As for the defense witnesses, Banes said at least four of Mayor Atalig’s co-defendants in the local case are unavailable because they are still being prosecuted and all of the mayor’s seven co-defendants have been threatened with federal prosecution, “so they are expected to invoke the Fifth Amendment if called to testify at trial in this [federal] case.”

Banes added, “Mr. Atalig has done everything he could to resolve this by first requesting immunity from both the U.S. government and the CNMI government, and, after their refusal, moved the court to compel immunization.”

Judge Manglona denied the request for immunity two weeks ago.

Banes said with the motion denied, “the only time the co-defendants [in the local case] may be free to speak is after the CNMI case is resolved — counsel for the U.S. government, at the motion hearing held two days ago, on Feb. 24, 2020, essentially told the court that, as of now, ‘most likely’ the U.S. government would not prosecute the co-defendants, regardless of the results of the bench trial in the CNMI case. Therefore, [the mayor’s] co-defendants can be compelled to testify at trial, once the CNMI case is finished, but not before that.”

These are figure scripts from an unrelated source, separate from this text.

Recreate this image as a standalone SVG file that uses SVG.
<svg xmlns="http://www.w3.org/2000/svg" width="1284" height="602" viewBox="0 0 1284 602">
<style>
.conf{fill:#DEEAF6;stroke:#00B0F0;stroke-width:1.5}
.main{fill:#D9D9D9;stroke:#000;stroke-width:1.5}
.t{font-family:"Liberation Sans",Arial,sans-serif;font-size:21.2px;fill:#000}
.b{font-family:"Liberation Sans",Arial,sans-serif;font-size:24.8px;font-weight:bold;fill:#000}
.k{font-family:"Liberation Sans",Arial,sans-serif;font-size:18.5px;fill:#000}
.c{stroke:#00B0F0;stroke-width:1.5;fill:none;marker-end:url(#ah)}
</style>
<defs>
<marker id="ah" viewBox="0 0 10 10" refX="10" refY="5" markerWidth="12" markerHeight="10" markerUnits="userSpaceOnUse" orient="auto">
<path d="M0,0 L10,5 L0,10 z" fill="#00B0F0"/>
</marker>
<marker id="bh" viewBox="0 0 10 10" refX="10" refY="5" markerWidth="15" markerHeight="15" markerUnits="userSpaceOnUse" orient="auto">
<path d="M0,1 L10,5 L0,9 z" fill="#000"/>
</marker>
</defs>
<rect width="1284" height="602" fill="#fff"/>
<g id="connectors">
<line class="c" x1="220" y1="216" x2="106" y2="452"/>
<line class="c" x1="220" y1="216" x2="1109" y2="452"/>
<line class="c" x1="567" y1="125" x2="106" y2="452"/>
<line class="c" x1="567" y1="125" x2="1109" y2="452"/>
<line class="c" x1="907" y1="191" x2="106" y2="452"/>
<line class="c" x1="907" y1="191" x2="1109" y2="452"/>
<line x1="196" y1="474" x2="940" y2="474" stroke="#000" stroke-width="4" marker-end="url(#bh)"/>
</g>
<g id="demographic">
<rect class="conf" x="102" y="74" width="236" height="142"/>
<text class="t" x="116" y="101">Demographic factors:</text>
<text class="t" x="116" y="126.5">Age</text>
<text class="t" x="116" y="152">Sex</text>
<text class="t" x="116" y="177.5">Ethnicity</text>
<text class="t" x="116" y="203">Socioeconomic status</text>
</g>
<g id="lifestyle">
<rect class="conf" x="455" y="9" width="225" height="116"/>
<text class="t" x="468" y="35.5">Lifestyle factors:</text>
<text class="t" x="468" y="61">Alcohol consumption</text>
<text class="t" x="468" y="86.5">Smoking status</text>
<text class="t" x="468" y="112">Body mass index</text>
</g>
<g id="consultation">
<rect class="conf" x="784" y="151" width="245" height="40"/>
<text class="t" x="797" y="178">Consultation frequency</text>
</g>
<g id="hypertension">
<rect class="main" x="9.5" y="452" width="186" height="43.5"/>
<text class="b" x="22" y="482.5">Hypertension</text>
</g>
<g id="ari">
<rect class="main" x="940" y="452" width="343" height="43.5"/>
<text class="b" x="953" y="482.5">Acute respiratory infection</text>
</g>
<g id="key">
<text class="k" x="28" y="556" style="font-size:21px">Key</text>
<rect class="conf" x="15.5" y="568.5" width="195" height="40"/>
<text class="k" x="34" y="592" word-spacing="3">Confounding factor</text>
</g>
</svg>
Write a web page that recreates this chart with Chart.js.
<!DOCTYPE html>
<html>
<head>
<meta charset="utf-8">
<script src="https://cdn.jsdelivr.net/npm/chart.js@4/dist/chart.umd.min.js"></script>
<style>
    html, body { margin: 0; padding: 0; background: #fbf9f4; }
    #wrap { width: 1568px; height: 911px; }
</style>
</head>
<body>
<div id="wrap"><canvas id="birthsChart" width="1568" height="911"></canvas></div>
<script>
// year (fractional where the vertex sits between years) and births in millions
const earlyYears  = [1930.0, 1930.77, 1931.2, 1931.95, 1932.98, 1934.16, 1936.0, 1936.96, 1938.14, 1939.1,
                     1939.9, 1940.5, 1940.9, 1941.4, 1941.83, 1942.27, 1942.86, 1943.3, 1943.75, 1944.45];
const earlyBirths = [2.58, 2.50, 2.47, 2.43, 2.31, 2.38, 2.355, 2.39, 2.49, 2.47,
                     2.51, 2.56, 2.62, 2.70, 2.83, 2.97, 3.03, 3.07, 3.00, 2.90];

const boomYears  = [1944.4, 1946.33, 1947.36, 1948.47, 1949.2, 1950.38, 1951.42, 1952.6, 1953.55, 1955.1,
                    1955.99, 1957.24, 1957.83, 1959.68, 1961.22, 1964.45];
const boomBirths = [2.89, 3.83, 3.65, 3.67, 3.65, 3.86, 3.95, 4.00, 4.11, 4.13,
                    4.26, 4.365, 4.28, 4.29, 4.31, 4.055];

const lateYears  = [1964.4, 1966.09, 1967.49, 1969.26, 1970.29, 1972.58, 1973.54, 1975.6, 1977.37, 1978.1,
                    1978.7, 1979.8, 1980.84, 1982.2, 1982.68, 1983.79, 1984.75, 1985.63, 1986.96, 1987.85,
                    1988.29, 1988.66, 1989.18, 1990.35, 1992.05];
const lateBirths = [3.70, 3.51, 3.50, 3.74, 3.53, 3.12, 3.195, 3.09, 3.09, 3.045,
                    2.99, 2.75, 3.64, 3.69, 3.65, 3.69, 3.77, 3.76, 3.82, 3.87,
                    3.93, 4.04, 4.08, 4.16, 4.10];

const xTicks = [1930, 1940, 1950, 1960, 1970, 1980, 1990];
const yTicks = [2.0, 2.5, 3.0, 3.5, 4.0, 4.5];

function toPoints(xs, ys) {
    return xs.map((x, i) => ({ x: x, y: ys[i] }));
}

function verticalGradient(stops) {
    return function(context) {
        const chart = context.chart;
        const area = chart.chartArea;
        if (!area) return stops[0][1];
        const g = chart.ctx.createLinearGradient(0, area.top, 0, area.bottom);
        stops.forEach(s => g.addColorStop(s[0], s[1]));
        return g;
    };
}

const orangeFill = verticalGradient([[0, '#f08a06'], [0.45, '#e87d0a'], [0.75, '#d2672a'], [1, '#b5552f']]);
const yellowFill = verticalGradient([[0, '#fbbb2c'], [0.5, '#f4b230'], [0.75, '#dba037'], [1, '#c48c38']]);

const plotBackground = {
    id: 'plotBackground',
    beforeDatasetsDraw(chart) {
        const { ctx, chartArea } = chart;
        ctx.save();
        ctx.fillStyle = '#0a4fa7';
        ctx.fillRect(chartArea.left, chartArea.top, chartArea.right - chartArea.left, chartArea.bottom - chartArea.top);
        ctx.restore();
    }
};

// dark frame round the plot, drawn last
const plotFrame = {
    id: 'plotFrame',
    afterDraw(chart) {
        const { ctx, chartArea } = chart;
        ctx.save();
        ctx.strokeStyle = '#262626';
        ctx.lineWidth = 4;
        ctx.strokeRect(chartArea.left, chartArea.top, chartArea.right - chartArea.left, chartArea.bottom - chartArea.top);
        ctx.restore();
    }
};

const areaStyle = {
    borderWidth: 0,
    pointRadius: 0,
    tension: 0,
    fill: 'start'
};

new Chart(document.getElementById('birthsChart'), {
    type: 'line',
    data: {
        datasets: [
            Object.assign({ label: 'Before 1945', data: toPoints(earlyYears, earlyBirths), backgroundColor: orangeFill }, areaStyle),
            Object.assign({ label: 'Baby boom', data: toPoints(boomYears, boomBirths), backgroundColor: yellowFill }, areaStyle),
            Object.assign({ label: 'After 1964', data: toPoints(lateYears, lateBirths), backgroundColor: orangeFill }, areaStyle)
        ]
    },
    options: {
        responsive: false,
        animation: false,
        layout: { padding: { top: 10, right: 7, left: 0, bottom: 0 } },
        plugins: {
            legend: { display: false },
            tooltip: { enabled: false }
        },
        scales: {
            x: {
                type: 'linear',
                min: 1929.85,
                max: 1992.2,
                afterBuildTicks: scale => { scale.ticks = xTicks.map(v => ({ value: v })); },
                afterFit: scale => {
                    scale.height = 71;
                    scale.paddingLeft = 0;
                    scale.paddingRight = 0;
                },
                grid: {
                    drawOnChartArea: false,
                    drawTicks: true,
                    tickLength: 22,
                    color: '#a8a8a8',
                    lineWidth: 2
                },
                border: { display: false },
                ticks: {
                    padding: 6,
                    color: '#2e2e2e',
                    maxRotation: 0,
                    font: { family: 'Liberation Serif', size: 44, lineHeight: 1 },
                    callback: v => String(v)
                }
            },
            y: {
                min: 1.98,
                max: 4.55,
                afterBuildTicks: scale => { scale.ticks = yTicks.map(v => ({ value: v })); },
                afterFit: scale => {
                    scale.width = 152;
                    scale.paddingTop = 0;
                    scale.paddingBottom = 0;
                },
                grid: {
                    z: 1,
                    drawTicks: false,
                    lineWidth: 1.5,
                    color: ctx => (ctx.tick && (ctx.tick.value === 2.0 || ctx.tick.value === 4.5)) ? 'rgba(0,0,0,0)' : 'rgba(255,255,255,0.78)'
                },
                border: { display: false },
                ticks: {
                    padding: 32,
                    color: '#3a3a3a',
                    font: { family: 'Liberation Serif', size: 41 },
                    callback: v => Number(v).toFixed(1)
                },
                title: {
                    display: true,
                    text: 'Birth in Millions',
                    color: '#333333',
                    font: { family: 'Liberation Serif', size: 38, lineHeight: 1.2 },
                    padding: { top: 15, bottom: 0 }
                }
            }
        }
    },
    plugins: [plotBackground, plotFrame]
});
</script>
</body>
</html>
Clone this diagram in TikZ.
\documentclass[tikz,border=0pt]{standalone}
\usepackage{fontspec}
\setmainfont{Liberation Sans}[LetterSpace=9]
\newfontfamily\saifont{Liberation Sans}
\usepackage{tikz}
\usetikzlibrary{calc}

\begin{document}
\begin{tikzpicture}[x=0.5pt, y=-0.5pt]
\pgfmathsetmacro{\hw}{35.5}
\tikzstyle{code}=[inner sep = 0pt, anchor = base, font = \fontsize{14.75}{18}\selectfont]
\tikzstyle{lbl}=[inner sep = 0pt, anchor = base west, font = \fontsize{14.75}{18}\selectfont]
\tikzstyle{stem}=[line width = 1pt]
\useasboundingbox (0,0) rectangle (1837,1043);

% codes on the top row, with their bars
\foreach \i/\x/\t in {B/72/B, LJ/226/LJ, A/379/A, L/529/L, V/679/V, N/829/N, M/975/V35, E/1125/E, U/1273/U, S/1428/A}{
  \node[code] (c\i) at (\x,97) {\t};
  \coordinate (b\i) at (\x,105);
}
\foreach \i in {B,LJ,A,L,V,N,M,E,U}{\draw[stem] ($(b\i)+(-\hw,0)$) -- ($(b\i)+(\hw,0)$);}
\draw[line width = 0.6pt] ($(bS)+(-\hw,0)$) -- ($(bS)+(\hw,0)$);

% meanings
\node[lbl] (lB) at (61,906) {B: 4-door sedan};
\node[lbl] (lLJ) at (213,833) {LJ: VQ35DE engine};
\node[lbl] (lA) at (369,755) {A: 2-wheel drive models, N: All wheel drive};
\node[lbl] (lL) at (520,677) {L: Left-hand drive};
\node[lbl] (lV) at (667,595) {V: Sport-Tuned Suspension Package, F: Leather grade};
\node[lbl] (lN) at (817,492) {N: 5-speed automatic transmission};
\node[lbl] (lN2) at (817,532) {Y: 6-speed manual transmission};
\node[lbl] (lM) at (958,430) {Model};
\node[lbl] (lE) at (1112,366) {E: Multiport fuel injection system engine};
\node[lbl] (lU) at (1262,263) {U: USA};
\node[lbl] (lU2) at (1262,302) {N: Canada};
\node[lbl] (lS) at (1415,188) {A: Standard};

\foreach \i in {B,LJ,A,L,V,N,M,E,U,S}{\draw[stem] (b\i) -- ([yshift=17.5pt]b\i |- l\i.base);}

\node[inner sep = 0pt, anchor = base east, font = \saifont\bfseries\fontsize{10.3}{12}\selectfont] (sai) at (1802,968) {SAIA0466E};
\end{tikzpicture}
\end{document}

Banes said the anticipated testimony of the co-defendants in the CNMI case “would show that no one in the group, including Mr. Atalig and Ms. Atalig, harbored any intent to use the…trip [to Guam] as a pretext to attend a political rally, and that the anticipated testimony of at least some of the co-defendants would show the modus operandi of FBI special agent investigating this matter of not accurately summarizing witness interview statements (the interviews were not recorded).”

Banes said, “Not continuing the trial will force Mr. Atalig to defend himself without the extremely important exculpatory information and will result in an unfair trial.”

He reiterated that testimony of the mayor’s co-defendants in the CNMI case are essential to his defense.

“The prosecution’s theory is that there was a conspiracy involving Mr. Atalig, Ms. Atalig, and the seven CNMI case co-defendants, with Mr. Atalig acting as the leader. It is essential to Mr. Atalig to prove that not a single one of them acted with fraudulent intent in applying to take the [Guam] trip,” said Banes.

With the motion for continuance, Banes also included a declaration that provided what the co-defendants’ testimony will provide: That there were good faith attempts made on Guam to gain access to a U.S. military office to look for surplus equipment, which was the official reason for the trip.